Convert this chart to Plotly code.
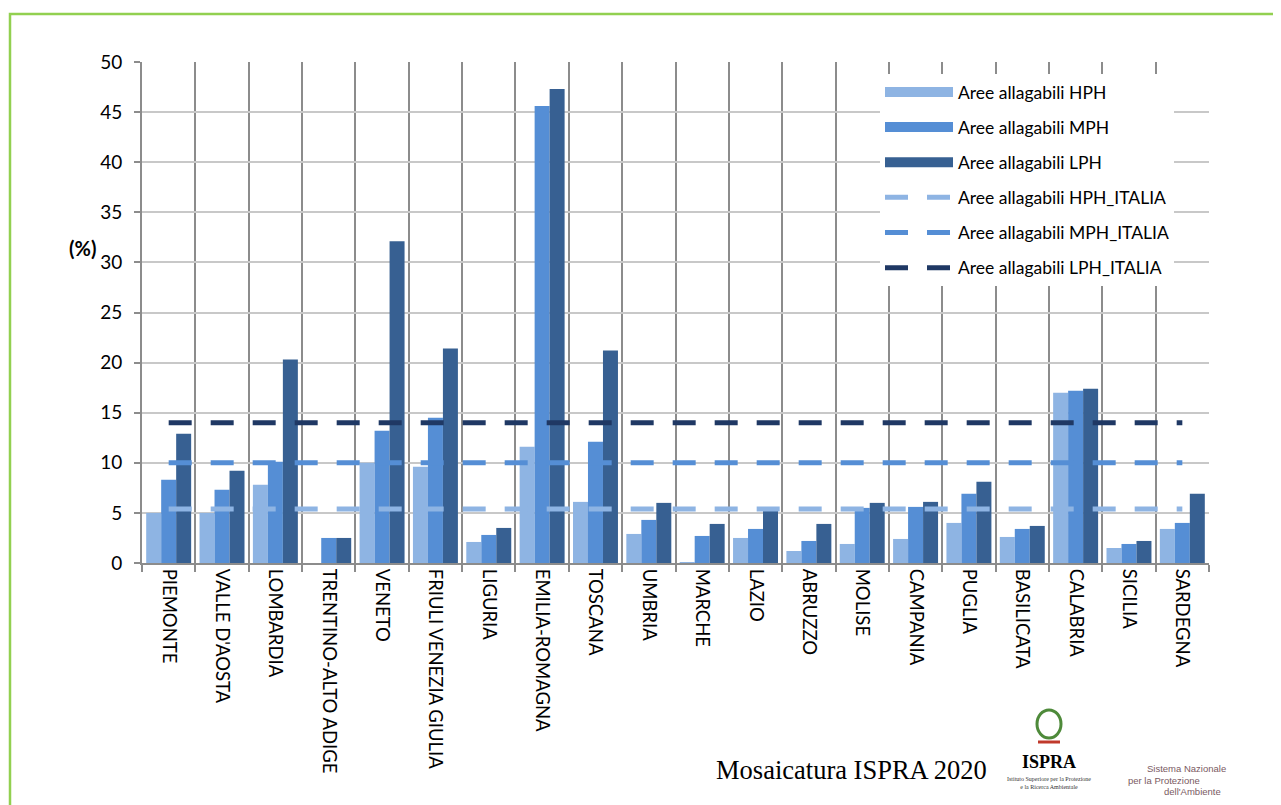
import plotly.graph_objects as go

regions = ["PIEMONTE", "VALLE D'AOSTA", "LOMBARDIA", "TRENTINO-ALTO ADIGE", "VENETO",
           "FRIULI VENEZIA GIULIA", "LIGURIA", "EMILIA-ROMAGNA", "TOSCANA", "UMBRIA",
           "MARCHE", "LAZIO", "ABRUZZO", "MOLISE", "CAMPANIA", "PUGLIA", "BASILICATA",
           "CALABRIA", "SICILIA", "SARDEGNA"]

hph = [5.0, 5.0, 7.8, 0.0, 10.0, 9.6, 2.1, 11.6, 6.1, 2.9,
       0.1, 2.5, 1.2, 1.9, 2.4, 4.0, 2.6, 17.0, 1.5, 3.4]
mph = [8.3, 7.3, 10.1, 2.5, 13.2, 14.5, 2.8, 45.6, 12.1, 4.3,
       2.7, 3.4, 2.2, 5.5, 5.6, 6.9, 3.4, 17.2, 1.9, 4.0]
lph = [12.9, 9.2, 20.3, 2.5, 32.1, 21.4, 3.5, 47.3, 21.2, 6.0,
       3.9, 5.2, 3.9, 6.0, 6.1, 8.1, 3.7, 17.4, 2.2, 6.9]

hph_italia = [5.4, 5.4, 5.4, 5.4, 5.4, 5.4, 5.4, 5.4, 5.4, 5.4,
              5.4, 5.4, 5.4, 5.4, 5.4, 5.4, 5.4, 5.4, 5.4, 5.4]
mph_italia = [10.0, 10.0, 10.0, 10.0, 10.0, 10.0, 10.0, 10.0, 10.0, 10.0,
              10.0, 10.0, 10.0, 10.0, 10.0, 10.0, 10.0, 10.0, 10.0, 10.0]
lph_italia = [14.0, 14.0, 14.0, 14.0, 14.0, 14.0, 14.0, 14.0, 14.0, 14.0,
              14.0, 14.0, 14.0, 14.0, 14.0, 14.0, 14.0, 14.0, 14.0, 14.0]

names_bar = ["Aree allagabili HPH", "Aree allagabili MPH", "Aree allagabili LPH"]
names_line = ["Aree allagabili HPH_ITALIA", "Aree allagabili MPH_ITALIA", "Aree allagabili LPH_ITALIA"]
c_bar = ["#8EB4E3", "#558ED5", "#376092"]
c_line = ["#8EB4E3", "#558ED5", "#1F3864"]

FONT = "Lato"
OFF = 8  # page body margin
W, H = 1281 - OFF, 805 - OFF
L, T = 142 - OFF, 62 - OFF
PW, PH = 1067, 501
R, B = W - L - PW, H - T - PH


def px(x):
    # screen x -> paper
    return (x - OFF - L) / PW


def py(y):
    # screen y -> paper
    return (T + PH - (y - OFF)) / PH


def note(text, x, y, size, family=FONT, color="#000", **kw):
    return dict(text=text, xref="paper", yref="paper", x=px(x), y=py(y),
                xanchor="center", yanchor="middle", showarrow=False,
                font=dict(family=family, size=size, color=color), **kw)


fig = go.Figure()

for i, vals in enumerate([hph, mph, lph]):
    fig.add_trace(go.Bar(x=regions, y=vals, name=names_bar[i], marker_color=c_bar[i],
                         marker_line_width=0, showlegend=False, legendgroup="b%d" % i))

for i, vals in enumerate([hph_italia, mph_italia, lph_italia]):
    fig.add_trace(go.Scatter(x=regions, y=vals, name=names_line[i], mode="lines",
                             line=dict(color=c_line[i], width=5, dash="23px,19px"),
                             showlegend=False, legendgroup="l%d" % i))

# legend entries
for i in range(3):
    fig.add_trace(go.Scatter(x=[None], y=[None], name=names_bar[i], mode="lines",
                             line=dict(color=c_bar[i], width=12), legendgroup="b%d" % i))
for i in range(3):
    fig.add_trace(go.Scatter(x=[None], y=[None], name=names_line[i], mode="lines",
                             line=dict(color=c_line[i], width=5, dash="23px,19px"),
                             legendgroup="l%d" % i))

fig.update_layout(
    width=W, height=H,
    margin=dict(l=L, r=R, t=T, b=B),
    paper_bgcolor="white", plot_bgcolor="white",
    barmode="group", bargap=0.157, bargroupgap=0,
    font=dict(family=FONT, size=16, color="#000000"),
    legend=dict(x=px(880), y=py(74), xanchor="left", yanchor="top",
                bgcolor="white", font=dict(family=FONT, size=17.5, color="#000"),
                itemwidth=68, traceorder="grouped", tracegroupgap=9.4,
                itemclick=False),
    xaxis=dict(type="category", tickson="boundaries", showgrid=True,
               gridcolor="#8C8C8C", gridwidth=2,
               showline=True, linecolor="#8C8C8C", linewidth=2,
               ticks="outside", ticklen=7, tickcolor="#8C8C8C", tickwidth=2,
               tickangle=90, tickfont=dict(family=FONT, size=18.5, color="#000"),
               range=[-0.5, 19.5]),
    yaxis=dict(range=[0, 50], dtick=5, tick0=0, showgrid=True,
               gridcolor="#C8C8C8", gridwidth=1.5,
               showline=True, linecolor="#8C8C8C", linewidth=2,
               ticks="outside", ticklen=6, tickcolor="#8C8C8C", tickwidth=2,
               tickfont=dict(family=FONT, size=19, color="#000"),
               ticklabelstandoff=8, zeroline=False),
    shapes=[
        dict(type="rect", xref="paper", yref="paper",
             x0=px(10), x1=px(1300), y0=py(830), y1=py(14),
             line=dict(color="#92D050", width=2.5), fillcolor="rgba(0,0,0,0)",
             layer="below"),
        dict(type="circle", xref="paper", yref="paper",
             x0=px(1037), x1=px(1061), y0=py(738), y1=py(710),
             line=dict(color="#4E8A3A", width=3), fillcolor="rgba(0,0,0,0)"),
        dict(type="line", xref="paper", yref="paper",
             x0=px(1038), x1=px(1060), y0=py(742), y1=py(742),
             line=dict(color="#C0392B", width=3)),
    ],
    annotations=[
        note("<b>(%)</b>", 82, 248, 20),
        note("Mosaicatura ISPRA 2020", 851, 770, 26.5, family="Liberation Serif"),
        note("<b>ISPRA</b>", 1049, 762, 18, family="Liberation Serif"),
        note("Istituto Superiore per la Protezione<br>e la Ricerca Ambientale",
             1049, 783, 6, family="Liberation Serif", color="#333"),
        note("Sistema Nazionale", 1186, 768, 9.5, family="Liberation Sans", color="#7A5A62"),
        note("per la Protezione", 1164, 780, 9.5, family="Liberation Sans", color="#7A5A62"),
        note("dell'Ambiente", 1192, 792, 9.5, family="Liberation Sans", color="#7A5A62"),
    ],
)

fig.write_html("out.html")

——

**What is required**
Leave out the pictures. Transcribe only the lines above, from the first through the one that contains "3.9, 5.2, 3.9, 6.0, 6.1, 8.1, 3.7, 17.4, 2.2, 6.9]".

**Task output**
Convert this chart to Plotly code.
import plotly.graph_objects as go

regions = ["PIEMONTE", "VALLE D'AOSTA", "LOMBARDIA", "TRENTINO-ALTO ADIGE", "VENETO",
           "FRIULI VENEZIA GIULIA", "LIGURIA", "EMILIA-ROMAGNA", "TOSCANA", "UMBRIA",
           "MARCHE", "LAZIO", "ABRUZZO", "MOLISE", "CAMPANIA", "PUGLIA", "BASILICATA",
           "CALABRIA", "SICILIA", "SARDEGNA"]

hph = [5.0, 5.0, 7.8, 0.0, 10.0, 9.6, 2.1, 11.6, 6.1, 2.9,
       0.1, 2.5, 1.2, 1.9, 2.4, 4.0, 2.6, 17.0, 1.5, 3.4]
mph = [8.3, 7.3, 10.1, 2.5, 13.2, 14.5, 2.8, 45.6, 12.1, 4.3,
       2.7, 3.4, 2.2, 5.5, 5.6, 6.9, 3.4, 17.2, 1.9, 4.0]
lph = [12.9, 9.2, 20.3, 2.5, 32.1, 21.4, 3.5, 47.3, 21.2, 6.0,
       3.9, 5.2, 3.9, 6.0, 6.1, 8.1, 3.7, 17.4, 2.2, 6.9]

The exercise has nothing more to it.